Jewish gangster turned informant reveals location of Jimmy Hoffa
He was a smart, and smart-mouthed, cherub-faced little Jewish kid from Toronto who took the wrong path early and ended up in a mobster's life.
He was a gofer and an enforcer, then a driver to some of the biggest Mafia names and their associates, including Teamster union boss Jimmy Hoffa. (He says he knows where the body is.)
Marvin Elkind was also the driver for Vic Cotroni, the Mob boss who ruled Montreal for 30 years, taking him to his regular haunts like Moishes and Ruby Foos in the mid-'50s. He drove Sûreté du Québec director Hilaire Beauregard, too, who Elkind said was a close friend and business associate of Cotroni's.
A low-echelon mobster with low pay, his attempts to move up the ladder were rebuffed. Then a con-artist named Neil Proverbs ratted him out to the cops, so Elkind gave evidence against Proverbs to save himself. His quick mind made him a devastating witness, and the undercover work gave him an adrenalin rush. The seed of a remarkable 25-year career as an informant, wearing wiretaps in stings for several police agencies on several continents, was sowed.
But the pay of an informant isn't so hot, which is why, at age 77, El-kind was sitting in the restaurant of the Queen Elizabeth Hotel in downtown Montreal on Tuesday morning, chatting over a bowl of Rice Krispies and milk.
His face has retained its cherubic features, but his body slumps over a generous belly, victim to age, a punishing boxing career and too much rich food - he ate at Moishes the night before, had a rack of lamb washed down with a double martini.
Elkind's surreal life is the subject of the new book The Weasel: A Double Life in the Mob, written by award-winning National Post journalist Adrian Humphreys.
If the book is made into a movie, Elkind's money problems could disappear. So he's on the book tour.
The two met in 1999 while Humphreys was researching his book The Enforcer about Johnny Pops Papalia, the Ontario Mafia chief gunned down in 1997.
"Back then," Humphreys said, "Marvin was one of my super secret sources. He was in great danger. ... It turned out his life was much more interesting than that of the gangsters."
Asked if he is in danger now, El-kind says: "I don't know." Then he asks the videographer clipping a microphone to his shirt: "That's not going to blow up, is it?"
The book is a riveting account of Elkind's dual life as a small-time hood and big-time informer, as well as an intensely sad portrait of a childhood lost.

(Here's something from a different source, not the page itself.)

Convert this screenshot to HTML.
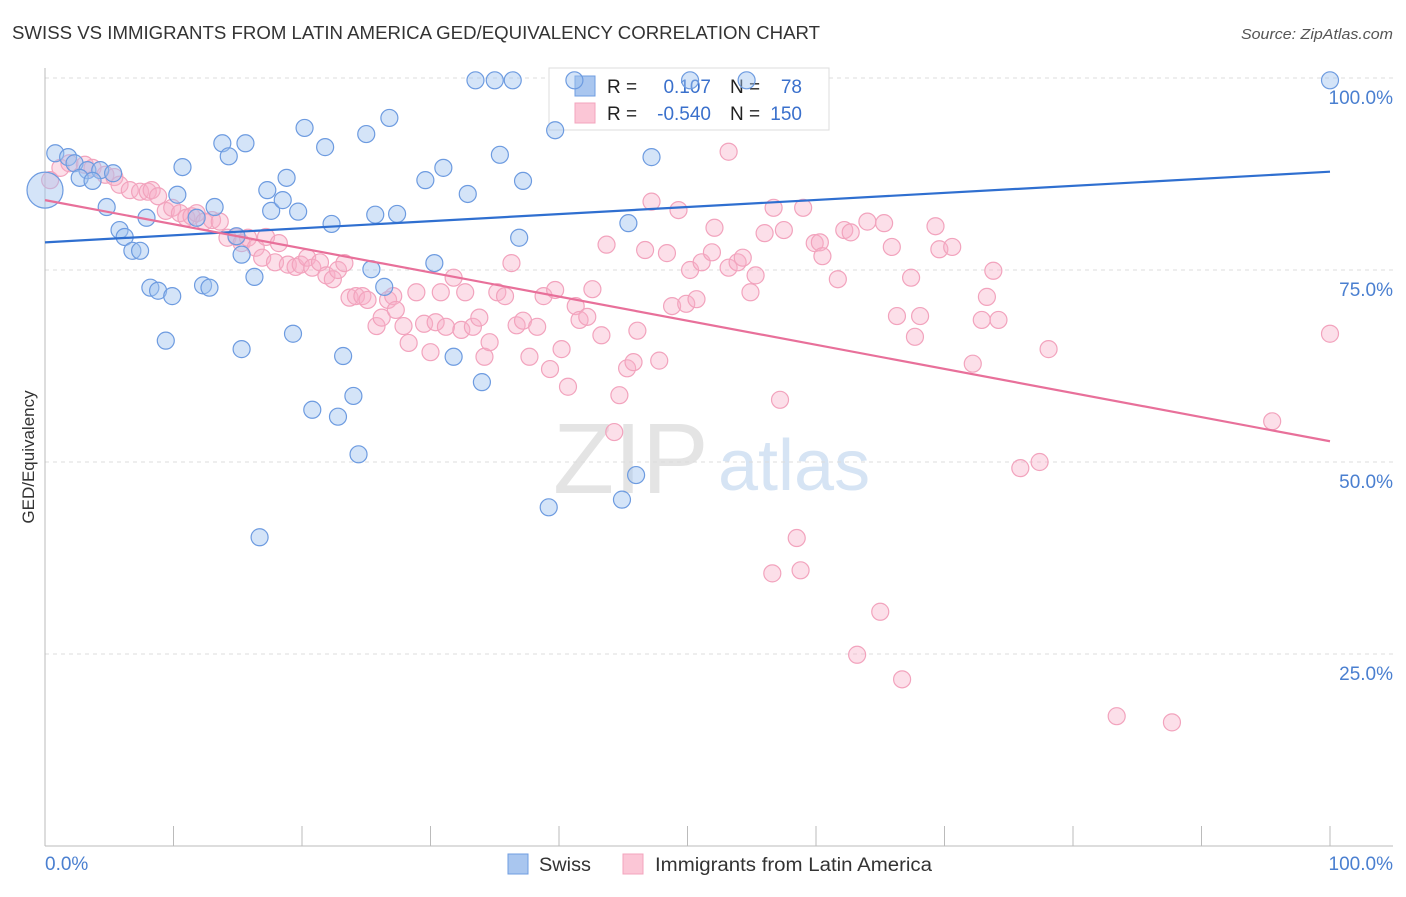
<!DOCTYPE html>
<html><head><meta charset="utf-8"><style>
body{margin:0;background:#fff;font-family:"Liberation Sans",sans-serif}
svg text{font-family:"Liberation Sans",sans-serif}
</style></head><body>
<svg id="chart" width="1406" height="892">
<text x="12" y="39" font-size="18" fill="#333" textLength="808" lengthAdjust="spacingAndGlyphs">SWISS VS IMMIGRANTS FROM LATIN AMERICA GED/EQUIVALENCY CORRELATION CHART</text>
<text x="1393" y="39" font-size="15" fill="#555" font-style="italic" text-anchor="end" textLength="152" lengthAdjust="spacingAndGlyphs">Source: ZipAtlas.com</text>
<text transform="translate(34,457) rotate(-90)" font-size="17" fill="#333" text-anchor="middle">GED/Equivalency</text>
<g>
<text x="553" y="493" font-size="100" fill="#e4e4e4" font-family="Liberation Serif,serif">ZIP</text>
<text x="718" y="490" font-size="72" fill="#d6e4f4">atlas</text>
</g>
<g id="grid"></g><g id="axes"></g>
<g>
<rect x="549" y="68" width="280" height="62" fill="#fff" stroke="#ddd"/>
<rect x="575" y="76" width="20" height="20" fill="#a9c6ef" stroke="#6f9de0"/>
<rect x="575" y="103" width="20" height="20" fill="#fbc6d6" stroke="#f3a4bd"/>
<text x="607" y="93" font-size="19" fill="#222">R =</text><text x="711" y="93" font-size="19" fill="#3a70cc" text-anchor="end">0.107</text>
<text x="730" y="93" font-size="19" fill="#222">N =</text><text x="802" y="93" font-size="19" fill="#3a70cc" text-anchor="end">78</text>
<text x="607" y="120" font-size="19" fill="#222">R =</text><text x="711" y="120" font-size="19" fill="#3a70cc" text-anchor="end">-0.540</text>
<text x="730" y="120" font-size="19" fill="#222">N =</text><text x="802" y="120" font-size="19" fill="#3a70cc" text-anchor="end">150</text>
</g>
<g id="marks"></g><g id="lines"></g>
<g>
<rect x="508" y="854" width="20" height="20" fill="#a9c6ef" stroke="#6f9de0"/>
<text x="539" y="871" font-size="19" fill="#333" textLength="52" lengthAdjust="spacingAndGlyphs">Swiss</text>
<rect x="623" y="854" width="20" height="20" fill="#fbc6d6" stroke="#f3a4bd"/>
<text x="655" y="871" font-size="19" fill="#333" textLength="277" lengthAdjust="spacingAndGlyphs">Immigrants from Latin America</text>
</g>
</svg>
<script>
const yTicks=[25,50,75,100];
const yTickLabels=["25.0%","50.0%","75.0%","100.0%"];
const xTickCount=10;
const swissX=[0.8,1.8,2.3,3.3,4.3,5.3,2.7,3.7,4.8,5.8,6.2,6.8,7.4,7.9,8.2,8.8,9.9,9.4,10.3,10.7,11.8,12.3,12.8,13.2,13.8,14.3,15.3,14.9,15.3,15.6,16.3,16.7,17.3,17.6,18.5,18.8,19.3,19.7,20.2,20.8,21.8,22.3,22.8,23.2,24.0,24.4,25.0,25.7,25.4,26.4,26.8,27.4,30.3,29.6,31.0,31.8,32.9,33.5,34.0,35.0,35.4,36.4,36.9,37.2,39.2,39.7,41.2,44.9,45.4,46.0,47.2,50.2,54.6,100,0];
const swissY=[90.2,89.7,88.9,88.0,88.0,87.6,87.0,86.6,83.2,80.2,79.3,77.5,77.5,81.8,72.7,72.3,71.6,65.8,84.8,88.4,81.8,73.0,72.7,83.2,91.5,89.8,77.0,79.4,64.7,91.5,74.1,40.2,85.4,82.7,84.1,87.0,66.7,82.6,93.5,56.8,91.0,81.0,55.9,63.8,58.6,51.0,92.7,82.2,75.1,72.8,94.8,82.3,75.9,86.7,88.3,63.7,84.9,99.7,60.4,99.7,90.0,99.7,79.2,86.6,44.1,93.2,99.7,45.1,81.1,48.3,89.7,99.7,99.7,99.7,85.4];
const latinX=[0.4,1.2,1.9,3.1,3.7,4.7,5.4,5.8,6.6,7.4,8.0,8.3,8.8,9.4,9.9,10.5,11.0,11.4,11.8,12.4,13.0,13.6,14.2,14.9,15.3,15.8,16.4,16.9,17.2,17.9,18.2,18.9,19.5,19.9,20.4,20.8,21.4,21.9,22.4,22.8,23.3,23.7,24.2,24.7,25.1,25.8,26.2,26.7,27.1,27.3,27.9,28.3,28.9,29.5,30.0,30.4,30.8,31.2,31.8,32.4,32.7,33.3,33.8,34.2,34.6,35.2,35.8,36.3,36.7,37.2,37.7,38.3,38.8,39.3,39.7,40.2,40.7,41.3,41.6,42.2,42.6,43.3,43.7,44.3,44.7,45.3,45.8,46.1,47.2,47.8,46.7,48.4,48.8,49.3,49.9,50.2,50.7,51.1,51.9,52.1,53.2,53.2,53.9,54.3,54.9,55.3,56.0,56.6,56.7,57.2,57.5,58.5,58.8,59.0,59.9,60.3,60.5,61.7,62.2,62.7,63.2,64.0,65.0,65.3,65.9,66.3,66.7,67.4,67.7,68.1,69.3,69.6,70.6,72.2,72.9,73.3,73.8,74.2,75.9,77.4,78.1,83.4,87.7,95.5,100];
const latinY=[86.7,88.3,88.9,88.7,88.3,87.4,87.1,86.1,85.4,85.2,85.2,85.4,84.6,82.7,83.1,82.4,81.8,82.0,82.4,81.3,81.5,81.3,79.2,79.3,78.5,79.2,77.9,76.6,79.3,76.0,78.5,75.7,75.4,75.7,76.6,75.3,76.0,74.3,73.8,75.0,75.9,71.4,71.6,71.6,71.1,67.7,68.8,71.1,71.6,69.8,67.7,65.5,72.1,68.0,64.3,68.2,72.1,67.6,74.0,67.2,72.1,67.6,68.8,63.7,65.6,72.1,71.6,75.9,67.8,68.4,63.7,67.6,71.6,62.1,72.4,64.7,59.8,70.3,68.5,68.9,72.5,66.5,78.3,53.9,58.7,62.2,63.0,67.1,83.9,63.2,77.6,77.2,70.3,82.8,70.6,75.0,71.2,76.0,77.3,80.5,90.4,75.3,76.0,76.6,72.1,74.3,79.8,35.5,83.1,58.1,80.2,40.1,35.9,83.1,78.5,78.6,76.8,73.8,80.2,79.9,24.9,81.3,30.5,81.1,78.0,69.0,21.7,74.0,66.3,69.0,80.7,77.7,78.0,62.8,68.5,71.5,74.9,68.5,49.2,50.0,64.7,16.9,16.1,55.3,66.7];
const swissTrend=[78.6,87.8];
const latinTrend=[84.1,52.7];

const NS="http://www.w3.org/2000/svg";
const X0=45,X1=1330,Y0=846,Y100=78;
const sx=v=>X0+(X1-X0)*v/100;
const sy=v=>Y0+(Y100-Y0)*v/100;
function mk(tag,attrs,parent){const e=document.createElementNS(NS,tag);for(const k in attrs)e.setAttribute(k,attrs[k]);document.getElementById(parent).appendChild(e);return e;}

yTicks.forEach((t,i)=>{
  const g=mk('line',{x1:X0,x2:1393,y1:sy(t),y2:sy(t),stroke:'#dcdcdc','stroke-dasharray':'4,4'},'grid');
  
  
  const l=mk('text',{x:1393,y:sy(t)+26,'font-size':19,fill:'#4a7fd0','text-anchor':'end'},'axes');
  l.textContent=yTickLabels[i];
  
  
});
const ya=mk('line',{x1:X0,x2:X0,y1:68,y2:Y0,stroke:'#bbb'},'axes');


const xa=mk('line',{x1:X0,x2:1393,y1:Y0,y2:Y0,stroke:'#bbb'},'axes');


for(let i=0;i<=xTickCount;i++){
  const t=mk('line',{x1:sx(i*10),x2:sx(i*10),y1:826,y2:Y0,stroke:'#bbb'},'axes');
  
  
}
const xl0=mk('text',{x:X0,y:870,'font-size':19,fill:'#4a7fd0'},'axes');xl0.textContent='0.0%';


const xl1=mk('text',{x:1393,y:870,'font-size':19,fill:'#4a7fd0','text-anchor':'end'},'axes');xl1.textContent='100.0%';



latinX.forEach((x,i)=>{
  const c=mk('circle',{cx:sx(x),cy:sy(latinY[i]),r:8.5,fill:'rgba(248,175,200,0.4)',stroke:'#f2a3bd','stroke-width':1.2},'marks');
  
  
});
swissX.forEach((x,i)=>{
  const r=(i===swissX.length-1)?18:8.5;
  const c=mk('circle',{cx:sx(x),cy:sy(swissY[i]),r:r,fill:'rgba(160,195,240,0.45)',stroke:'#6d9be0','stroke-width':1.2},'marks');
  
  
});
const bl=mk('line',{x1:sx(0),y1:sy(swissTrend[0]),x2:sx(100),y2:sy(swissTrend[1]),stroke:'#2f6fd0','stroke-width':2.2},'lines');


const pl=mk('line',{x1:sx(0),y1:sy(latinTrend[0]),x2:sx(100),y2:sy(latinTrend[1]),stroke:'#e8709a','stroke-width':2.2},'lines');


</script>
</body></html>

Raised by a stepfather who despised him, Elkind fought often as one of the few Jewish kids in his Toronto neighbourhood, and was punished for it. By the time he was 11, he had received the strap at school 175 times - the school kept records. At age 9, he was moved to a foster home run by an Italian gangster mother who abused him; at 11 he was sentenced to five years in re-form school. As soon as he got out, it was his gangster foster family he went to for guidance.
At 18, Elkind started his four-year stint as a driver for Hoffa, the corrupt Teamsters union boss with extensive Mob ties. Elkin feared Hoffa - he heard about people Hoffa was upset with "and then I would see what happened to them." But Hoffa was a family man who also ensured Elkind made it home for Jewish holidays. Hoffa, who disappeared in 1975, is buried in the concrete of the Detroit Renaissance Centre Hotel, Elkind says.
Cotroni, who was responsible for much of the heroin that came into North America through Montreal's port, was a quiet and respectful man to work for, said Elkind. He was also good friends with the head of the SQ, and ensured Beauregard's sons got a lot of business for their snack bar company. In return, Elkind said, Beauregard would help Cotroni with his business.
He insists money, and not a crisis of conscience, is at the heart of his decision to participate in the book. But among his proudest achievements, he cites helping police to bring down Libyan terrorists planning an attack on Israel - "That one was for my people."
He also helped to scuttle a real-estate scam run by his childhood acquaintance and vicious mobster Papalia, who was selling mortgages on properties that didn't exist.
"I hated that son of a bitch," said Elkind, who had weekly meetings with Papalia for six months and wore a wire each time that was never discovered, despite the fact he was patted down each time. "He was evil to an extreme."
The book's launch in Toronto was attended by an eclectic assortment of gangsters, boxing fans, politicians and friends, testimony to the wide scope of people Elkind has won over.
It's been an interesting life, but Elkind, who is still driving to earn a living, wished for different. His half-brother, the one his stepfather loved, became one of the leading merger and acquisition lawyers in Toronto.
"The Mob life is living with a lot of bad guys, and you're not sure sometimes who are your friends and who aren't. - If there was a way I could turn the clock back 68 years - I would do it completely different.
"Am I satisfied with the way I lived my life? One hundred per cent no."
But then his face brightens, revealing a winning smile punctuated by broken teeth.
"Do you think that cute kid could play me in the movie? You know, Justin Bieber?"